A birthday gift for my mother

My mother’s birthday is today. My mother does not need stuff. She owns a life time’s worth of stuff.

What my mother does need is a few short sleeved shirts. After a lifetime of wearing shirt waist dresses, for the past few years my mother has been wearing pants. For me, this is a shocking development. Since 1959 there is exactly one photo of my mother wearing pants (posed with my sisters and their new snow shovels in the back yard – I was not yet born,and was not even the proverbial twinkle in the eye).

This new sartorial life has called for a new item in my mother’s life, tops. My mother seems to have winter weight shirts.  She does need some summer weight shirts. I made her three shirts as a birthday gift.

I bought a size large t-shirt to use as a pattern. I  chose a red and white seersucker as the fabric for the first shirt. My mother loves seersucker and owned many seersucker shirtwaist dresses over the years.
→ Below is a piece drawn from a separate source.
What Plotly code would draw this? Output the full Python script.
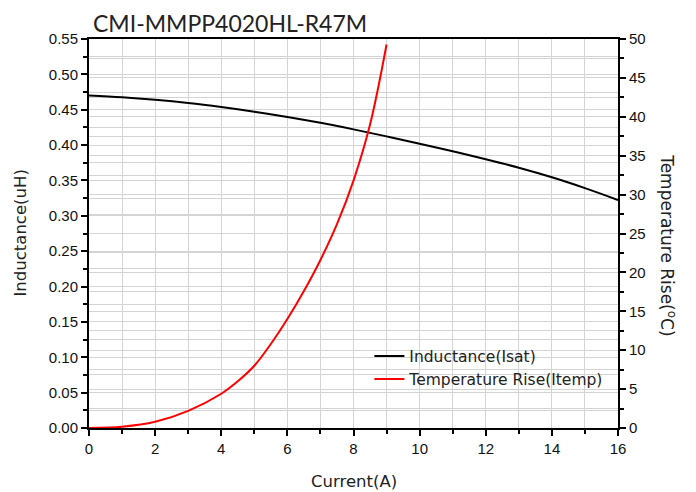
import plotly.graph_objects as go

current_L = [0, 1, 2, 3, 4, 5, 6, 7, 8, 9, 10, 11, 12, 13, 14, 15, 16]
inductance = [0.4700, 0.4675, 0.4640, 0.4595, 0.4538, 0.4472, 0.4398, 0.4315, 0.4222, 0.4123,
              0.4020, 0.3912, 0.3800, 0.3680, 0.3545, 0.3392, 0.3224]

current_T = [0, 1, 2, 3, 4, 4.5, 5, 5.5, 6, 6.5, 7, 7.5, 8, 8.5, 9]
temp_rise = [0, 0.17, 0.8, 2.2, 4.4, 6.0, 8.0, 10.8, 14.0, 17.6, 21.6, 26.2, 31.8, 39.0, 49.3]

x_ticks = [0, 2, 4, 6, 8, 10, 12, 14, 16]

title_font = "Lato, Noto Sans, sans-serif"
label_font = "DejaVu Sans, sans-serif"
tick_font = "Liberation Sans, Arial, sans-serif"
grid_col = "#d4d4d4"

fig = go.Figure()
fig.add_trace(go.Scatter(x=current_L, y=inductance, mode="lines", name="Inductance(Isat)",
                         line=dict(color="black", width=2, shape="spline", smoothing=1.0), yaxis="y"))
fig.add_trace(go.Scatter(x=current_T, y=temp_rise, mode="lines", name="Temperature Rise(Itemp)",
                         line=dict(color="red", width=2, shape="spline", smoothing=1.0), yaxis="y2"))

fig.update_layout(
    width=688, height=484,
    margin=dict(l=81, r=78, t=31, b=64),
    paper_bgcolor="white", plot_bgcolor="white",
    showlegend=True,
    legend=dict(x=0.53, y=0.228, xanchor="left", yanchor="top", bgcolor="rgba(0,0,0,0)",
                font=dict(family=label_font, size=15.5, color="#222"), tracegroupgap=0),
    xaxis=dict(range=[0, 16], tickvals=x_ticks, showline=True, linecolor="black", linewidth=2,
               mirror=True, ticks="outside", ticklen=6, tickwidth=1.5, tickcolor="black",
               showgrid=True, gridcolor=grid_col, gridwidth=1, zeroline=False, automargin=False,
               minor=dict(dtick=1, ticks="outside", ticklen=4, tickcolor="black", showgrid=True, gridcolor=grid_col),
               tickfont=dict(family=tick_font, size=15, color="#111")),
    yaxis=dict(range=[0, 0.55], dtick=0.05, tickformat=".2f", showline=True, linecolor="black", linewidth=2,
               ticks="outside", ticklen=6, tickwidth=1.5, tickcolor="black",
               showgrid=True, gridcolor=grid_col, gridwidth=1, zeroline=False, automargin=False,
               minor=dict(dtick=0.025, ticks="outside", ticklen=4, tickcolor="black", showgrid=True, gridcolor=grid_col),
               tickfont=dict(family=tick_font, size=15, color="#111")),
    yaxis2=dict(range=[0, 50], dtick=5, overlaying="y", side="right", showline=True, linecolor="black", linewidth=2,
                ticks="outside", ticklen=6, tickwidth=1.5, tickcolor="black",
                showgrid=True, gridcolor=grid_col, gridwidth=1, zeroline=False, automargin=False,
                minor=dict(dtick=2.5, ticks="outside", ticklen=4, tickcolor="black", showgrid=True, gridcolor=grid_col),
                tickfont=dict(family=tick_font, size=15, color="#111")),
    annotations=[
        dict(text="CMI-MMPP4020HL-R47M", xref="paper", yref="paper", x=0.003, y=1.0, xanchor="left", yanchor="bottom",
             showarrow=False, yshift=0, font=dict(family=title_font, size=23, color="#222")),
        dict(text="Current(A)", xref="paper", yref="paper", x=0.5, y=0, xanchor="center", yanchor="middle",
             yshift=-53, showarrow=False, font=dict(family=label_font, size=16.5, color="#222")),
        dict(text="Inductance(uH)", xref="paper", yref="paper", x=0, y=0.5, xanchor="center", yanchor="middle",
             xshift=-69, textangle=-90, showarrow=False, font=dict(family=label_font, size=16.5, color="#222")),
        dict(text="Temperature Rise(<sup>o</sup>C)", xref="paper", yref="paper", x=1.0, y=0.47, xanchor="center",
             yanchor="middle", xshift=50, textangle=90, showarrow=False,
             font=dict(family=label_font, size=17, color="#222")),
    ],
)

fig.write_html("out.html")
I also owned several as a child.

When i bought the seersucker the salesman kept questioning my choice of fabric. He kept saying that it was too " Old lady ' for me. I told him that it was for my mother.  It's a great choice for her.

I lay the t shirt, folded in half on  the fold of the fabric. There are actually four layers of seersucker in the photo. I find it faster to cut both layers  (front and back) at once . I adjust the front neckline later.
seesucker shirt tutorial (3)

Here is the front and back of the shirt cut out. Yes, I cut out on the floor. There is a reason that you aren’t supposed to cut out garments on the floor but I haven’t discovered it.
seesucker shirt tutorial (4)

Because the purchased T- shirt is a knit and I am making this shirt in a woven, I lay the shirt a bit away from the fold. There is a bit of lycra in the seersucker so I didn’t need to add very much to the width of the shirt to make it possible for  my mother to be actually be able to put the shirt on.
I took this picture so you can see how I decided to place the neckline.
seesucker shirt tutorial (5)

Sewing books either totally fudge sleeve drafting, sort of driving past how to do it or they make the directions so complicated they make my head hurt. After looking at countless methods that required all sorts of weird measurements, and lots of hard math, I stumbled on a slightly dopey way to draft sleeves that works. These are not the most elegant or complicated sleeves but they look like real sleeves and actually function that way.

This is what you do. Sew together the shoulder seams. Open up the shirt along the seam and lay it on the fabric that is destined to be the sleeve. Cut the sleeve fabric using the curve of the armscye as your guide.  Extend the line a smidge further into the arm pit. This will give you enough room to be able to do cool things like move your arm up and down.
This crude drawing may help you visualize what the photo graphs may not show as clearly.
seesucker shirt tutorial (6)

I then used the sleeve of the original t-shirt to help me figure out how long to make the sleeve.  I think that my mother wants elbow length sleeves, so I cut accordingly.
seesucker shirt tutorial (8)

I sewed up the side seams of the shirt. Then I sewed up the sleeve seams. I turned the sleeve inside out and put it inside the armscye aligning the underarm seams.  I started stitching a couple of inches ahead of the underarm seams and sewed all the way around. There will be point when things look all wrong. you have to stop and re align the layers of fabric.  seesucker shirt tutorial (1)
Amazingly, this slightly stupid method works without tears. I don’t even curse using my method.

Here is the completed shirt unpressed. It looks much less wonky pressed. ( the sleeve cuffs don’t ripple)
seesucker shirt tutorial (10)

I made two other shirts using the same method and same basic shape. I love this vintage bark cloth.
Imma bark cloth shirt (2)

The edging is once again from our old duvet cover.Imma bark cloth shirt (3)Imma bark cloth shirt (1)

The bark cloth definitely reminds me of sheath dresses my mother wore when I was little.
the third shirt I made is this one.

A grey cotton pique knit. with contrasting sleeves and a twisted cowl neck. For many, many years my mother wore Izod pique dresses as her go -to summer dress. They were essentially dress length golf shirts. If I had planned better, I would have had enough grey pique for the sleeves.  Like most of my sewing adventures, I figured out how to make the shirt work despite not having quite enough fabric. I'm a good improviser.

I spoke to my mother this morning. She forgave me for sending her gift late.


  1. Lucky Mom! Sarah, your sleeve drafting method is genius, and no problem with easing the sleeve into the armscye.

  2. My mother got the shirts today. She wore the grey shirts and said the fit was fine.

    I do like that my sleeve method works no matter the shape of the shoulder seam. I found the moron method I figured out for putting in a zipper years later in a hippie sewing book. I expect to see my sleeve drafting method in some old sewing book that I still have not read.

  3. Now that's a very crafty birthday present for your mum! It shows that you are really good with sewing and fashion. Anyway, keep posting more DIYs in your blog. They are much appreciated.